━━ DATA SEGMENT
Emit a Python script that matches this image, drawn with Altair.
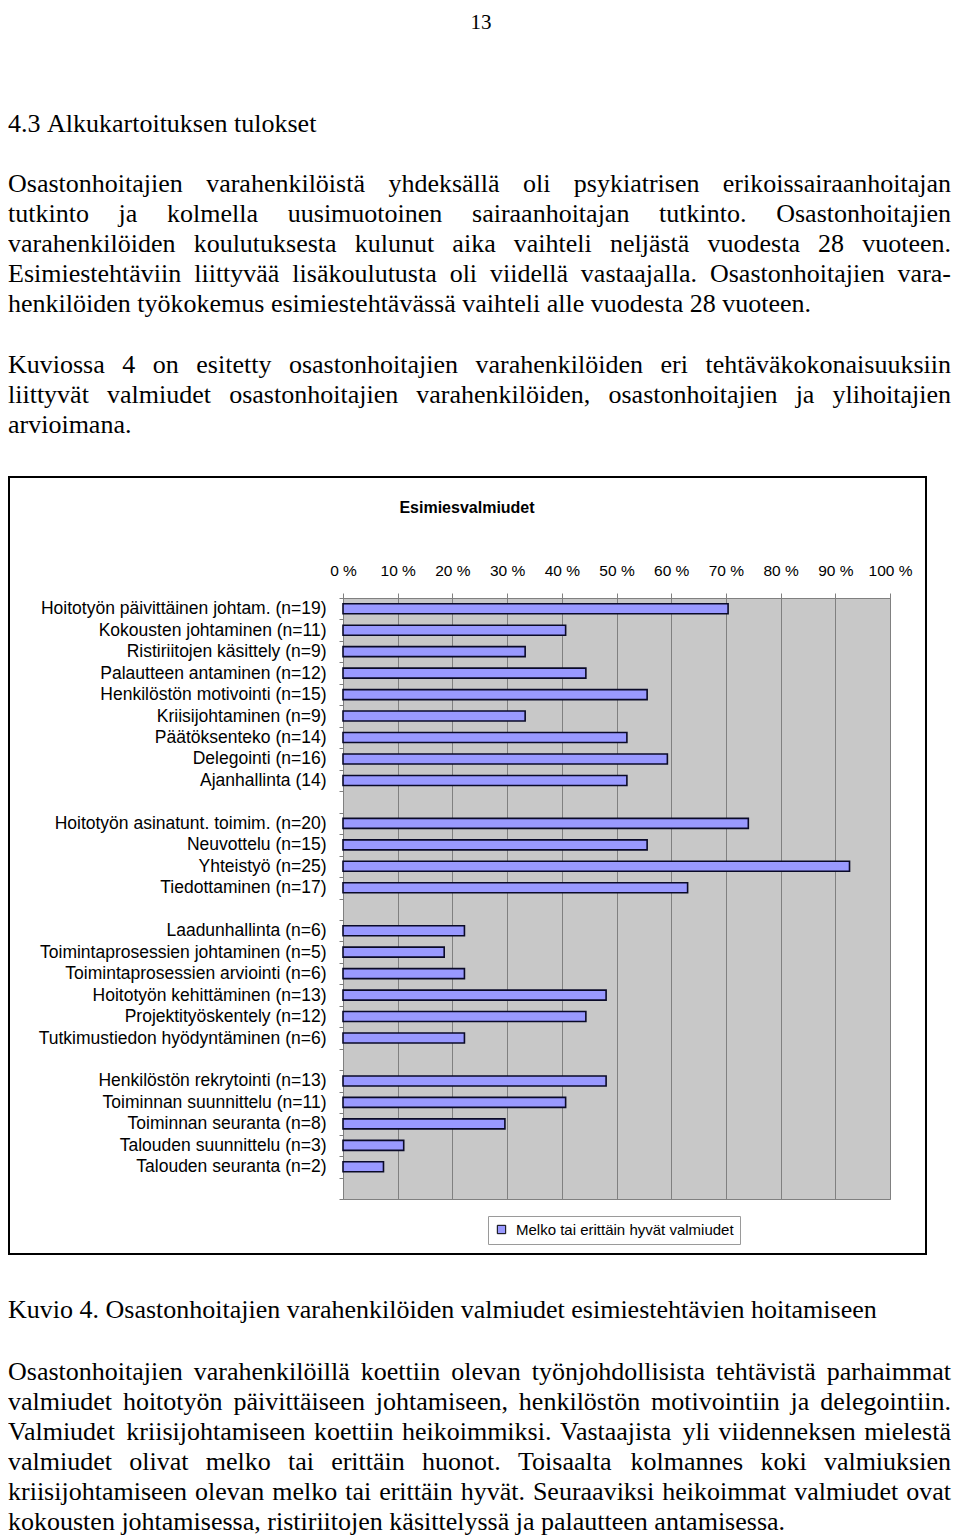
import altair as alt
import pandas as pd

# ---------------- data ----------------
SERIES = "Melko tai erittäin hyvät valmiudet"
CHART_TITLE = "Esimiesvalmiudet"

group1_tasks = [
    "Hoitotyön päivittäinen johtam. (n=19)",
    "Kokousten johtaminen (n=11)",
    "Ristiriitojen käsittely (n=9)",
    "Palautteen antaminen (n=12)",
    "Henkilöstön motivointi (n=15)",
    "Kriisijohtaminen (n=9)",
    "Päätöksenteko (n=14)",
    "Delegointi (n=16)",
    "Ajanhallinta (14)",
]
group1_values = [70.4, 40.7, 33.3, 44.4, 55.6, 33.3, 51.9, 59.3, 51.9]

group2_tasks = [
    "Hoitotyön asinatunt. toimim. (n=20)",
    "Neuvottelu (n=15)",
    "Yhteistyö (n=25)",
    "Tiedottaminen (n=17)",
]
group2_values = [74.1, 55.6, 92.6, 63.0]

group3_tasks = [
    "Laadunhallinta (n=6)",
    "Toimintaprosessien johtaminen (n=5)",
    "Toimintaprosessien arviointi (n=6)",
    "Hoitotyön kehittäminen (n=13)",
    "Projektityöskentely (n=12)",
    "Tutkimustiedon hyödyntäminen (n=6)",
]
group3_values = [22.2, 18.5, 22.2, 48.1, 44.4, 22.2]

group4_tasks = [
    "Henkilöstön rekrytointi (n=13)",
    "Toiminnan suunnittelu (n=11)",
    "Toiminnan seuranta (n=8)",
    "Talouden suunnittelu (n=3)",
    "Talouden seuranta (n=2)",
]
group4_values = [48.1, 40.7, 29.6, 11.1, 7.4]

x_tick_values = [0, 10, 20, 30, 40, 50, 60, 70, 80, 90, 100]

# page text
page_number = "13"
heading = "4.3 Alkukartoituksen tulokset"
para1 = [
    "Osastonhoitajien varahenkilöistä yhdeksällä oli psykiatrisen erikoissairaanhoitajan",
    "tutkinto ja kolmella uusimuotoinen sairaanhoitajan tutkinto. Osastonhoitajien",
    "varahenkilöiden koulutuksesta kulunut aika vaihteli neljästä vuodesta 28 vuoteen.",
    "Esimiestehtäviin liittyvää lisäkoulutusta oli viidellä vastaajalla. Osastonhoitajien vara-",
    "henkilöiden työkokemus esimiestehtävässä vaihteli alle vuodesta 28 vuoteen.",
]
para2 = [
    "Kuviossa 4 on esitetty osastonhoitajien varahenkilöiden eri tehtäväkokonaisuuksiin",
    "liittyvät valmiudet osastonhoitajien varahenkilöiden, osastonhoitajien ja ylihoitajien",
    "arvioimana.",
]
caption = "Kuvio 4. Osastonhoitajien varahenkilöiden valmiudet esimiestehtävien hoitamiseen"
para3 = [
    "Osastonhoitajien varahenkilöillä koettiin olevan työnjohdollisista tehtävistä parhaimmat",
    "valmiudet hoitotyön päivittäiseen johtamiseen, henkilöstön motivointiin ja delegointiin.",
    "Valmiudet kriisijohtamiseen koettiin heikoimmiksi. Vastaajista yli viidenneksen mielestä",
    "valmiudet olivat melko tai erittäin huonot. Toisaalta kolmannes koki valmiuksien",
    "kriisijohtamiseen olevan melko tai erittäin hyvät. Seuraaviksi heikoimmat valmiudet ovat",
    "kokousten johtamisessa, ristiriitojen käsittelyssä ja palautteen antamisessa.",
]

# ---------------- tables built from the arrays ----------------
tasks = group1_tasks + group2_tasks + group3_tasks + group4_tasks
values = group1_values + group2_values + group3_values + group4_values
bars_df = pd.DataFrame({"task": tasks, "value": values, "series": SERIES})

y_domain = (group1_tasks + [" "] + group2_tasks + ["  "] + group3_tasks
            + ["   "] + group4_tasks + ["    "])

# ---------------- layout (page pixel coordinates) ----------------
ORIGIN_X, ORIGIN_Y = 343, 598          # top-left of the plot area on the page
PLOT_W, PLOT_H = 547, 601
TEXT_L, TEXT_R = 8, 951

TIMES = {" ": 250, ".": 250, ",": 250, "-": 333, "%": 833, "(": 333, ")": 333}
for c in "0123456789":
    TIMES[c] = 500
TIMES.update(dict(zip("ABCDEFGHIJKLMNOPQRSTUVWXYZ",
                      [722, 667, 667, 722, 611, 556, 722, 722, 333, 389, 722, 611, 889,
                       722, 722, 556, 722, 667, 556, 611, 722, 722, 944, 722, 722, 611])))
TIMES.update(dict(zip("abcdefghijklmnopqrstuvwxyz",
                      [444, 500, 444, 500, 444, 333, 500, 500, 278, 278, 500, 278, 778,
                       500, 500, 500, 500, 333, 389, 278, 500, 500, 722, 500, 500, 444])))
TIMES.update({"ä": 444, "ö": 500, "å": 444, "Ä": 722, "Ö": 722})


def tw(s, fs):
    return sum(TIMES.get(c, 500) for c in s) * fs / 1000.0


def line_rows(text, baseline, fs, justify, x0=TEXT_L, x1=TEXT_R):
    words = text.split(" ")
    widths = [tw(w, fs) for w in words]
    gap = TIMES[" "] * fs / 1000.0
    if justify and len(words) > 1:
        gap = max(gap * 0.8, (x1 - x0 - sum(widths)) / (len(words) - 1))
    rows, x = [], x0
    for w, wd in zip(words, widths):
        rows.append({"word": w, "x": x - ORIGIN_X, "y": baseline - ORIGIN_Y, "fs": fs})
        x += wd + gap
    return rows


FS = 26
LINE = 30
rows = []
rows += line_rows(page_number, 29, 21, False, x0=481 - tw(page_number, 21) / 2)
rows += line_rows(heading, 132, FS, False)
for i, ln in enumerate(para1):
    rows += line_rows(ln, 192 + i * LINE, FS, i < len(para1) - 1)
for i, ln in enumerate(para2):
    rows += line_rows(ln, 373 + i * LINE, FS, i < len(para2) - 1)
rows += line_rows(caption, 1318, FS, False)
for i, ln in enumerate(para3):
    rows += line_rows(ln, 1380 + i * LINE, FS, i < len(para3) - 1)
words_df = pd.DataFrame(rows)

# ---------------- chart ----------------
frame = alt.Chart(pd.DataFrame({"k": [0]})).mark_rect(
    filled=False, stroke="#000000", strokeWidth=2
).encode(
    x=alt.value(9 - ORIGIN_X), x2=alt.value(926 - ORIGIN_X),
    y=alt.value(477 - ORIGIN_Y), y2=alt.value(1254 - ORIGIN_Y),
)

title_mark = alt.Chart(pd.DataFrame({"t": [CHART_TITLE]})).mark_text(
    font="Liberation Sans", fontSize=16, fontWeight="bold", color="black",
    align="center", baseline="middle",
).encode(text="t:N", x=alt.value(467 - ORIGIN_X), y=alt.value(508 - ORIGIN_Y))

bars = alt.Chart(bars_df).mark_bar(
    height=10, stroke="#0a0a28", strokeWidth=1.6
).encode(
    x=alt.X(
        "value:Q",
        scale=alt.Scale(domain=[0, 100], nice=False, zero=True),
        axis=alt.Axis(
            orient="top", values=x_tick_values, labelExpr="datum.value + ' %'",
            title=None, domainColor="#808080", tickColor="#808080", tickSize=5,
            labelFont="Liberation Sans", labelFontSize=15.5, labelColor="black",
            labelPadding=15, labelFlush=False, labelOverlap=False,
            grid=True, gridColor="#808080", gridWidth=1,
        ),
    ),
    y=alt.Y(
        "task:N", sort=None,
        scale=alt.Scale(domain=y_domain, paddingInner=0, paddingOuter=0),
        axis=alt.Axis(
            orient="left", title=None, tickBand="extent", domainColor="#808080",
            tickColor="#808080", tickSize=4, labelPadding=13,
            labelFont="Liberation Sans", labelFontSize=17.5, labelColor="black",
            labelLimit=600, grid=False,
        ),
    ),
    color=alt.Color(
        "series:N",
        scale=alt.Scale(domain=[SERIES], range=["#9999FF"]),
        legend=alt.Legend(
            title=None, orient="none", legendX=145, legendY=618,
            padding=6, strokeColor="#9a9a9a", fillColor="white",
            symbolType="square", symbolSize=70, symbolStrokeColor="#000000",
            symbolStrokeWidth=1, labelFont="Liberation Sans", labelFontSize=15,
            labelColor="black", labelOffset=7, labelLimit=600,
        ),
    ),
)

words = alt.Chart(words_df).mark_text(
    font="Liberation Serif", color="black", align="left", baseline="alphabetic"
).encode(
    text="word:N",
    x=alt.X("x:Q", scale=None, axis=None),
    y=alt.Y("y:Q", scale=None, axis=None),
    size=alt.Size("fs:Q", scale=None, legend=None),
)

chart = alt.layer(frame, bars, title_mark, words).resolve_scale(
    x="independent", y="independent"
).properties(
    width=PLOT_W, height=PLOT_H,
    autosize=alt.AutoSizeParams(type="none"),
    padding={"left": ORIGIN_X - 8, "top": ORIGIN_Y - 8,
             "right": 944 - (ORIGIN_X - 8) - PLOT_W,
             "bottom": 1529 - (ORIGIN_Y - 8) - PLOT_H},
    background="white",
).configure_view(fill="#C8C8C8", stroke="#808080", strokeWidth=1)

chart.save("out.html", embed_options={"renderer": "svg", "actions": False})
━━━━
DIRECTION:
Your task is to return the lines above, from the first one up to and including the line containing "80, 90, 100]", minus any pictures.

SOLUTION TO THE PROBLEM:
Emit a Python script that matches this image, drawn with Altair.
import altair as alt
import pandas as pd

# ---------------- data ----------------
SERIES = "Melko tai erittäin hyvät valmiudet"
CHART_TITLE = "Esimiesvalmiudet"

group1_tasks = [
    "Hoitotyön päivittäinen johtam. (n=19)",
    "Kokousten johtaminen (n=11)",
    "Ristiriitojen käsittely (n=9)",
    "Palautteen antaminen (n=12)",
    "Henkilöstön motivointi (n=15)",
    "Kriisijohtaminen (n=9)",
    "Päätöksenteko (n=14)",
    "Delegointi (n=16)",
    "Ajanhallinta (14)",
]
group1_values = [70.4, 40.7, 33.3, 44.4, 55.6, 33.3, 51.9, 59.3, 51.9]

group2_tasks = [
    "Hoitotyön asinatunt. toimim. (n=20)",
    "Neuvottelu (n=15)",
    "Yhteistyö (n=25)",
    "Tiedottaminen (n=17)",
]
group2_values = [74.1, 55.6, 92.6, 63.0]

group3_tasks = [
    "Laadunhallinta (n=6)",
    "Toimintaprosessien johtaminen (n=5)",
    "Toimintaprosessien arviointi (n=6)",
    "Hoitotyön kehittäminen (n=13)",
    "Projektityöskentely (n=12)",
    "Tutkimustiedon hyödyntäminen (n=6)",
]
group3_values = [22.2, 18.5, 22.2, 48.1, 44.4, 22.2]

group4_tasks = [
    "Henkilöstön rekrytointi (n=13)",
    "Toiminnan suunnittelu (n=11)",
    "Toiminnan seuranta (n=8)",
    "Talouden suunnittelu (n=3)",
    "Talouden seuranta (n=2)",
]
group4_values = [48.1, 40.7, 29.6, 11.1, 7.4]

x_tick_values = [0, 10, 20, 30, 40, 50, 60, 70, 80, 90, 100]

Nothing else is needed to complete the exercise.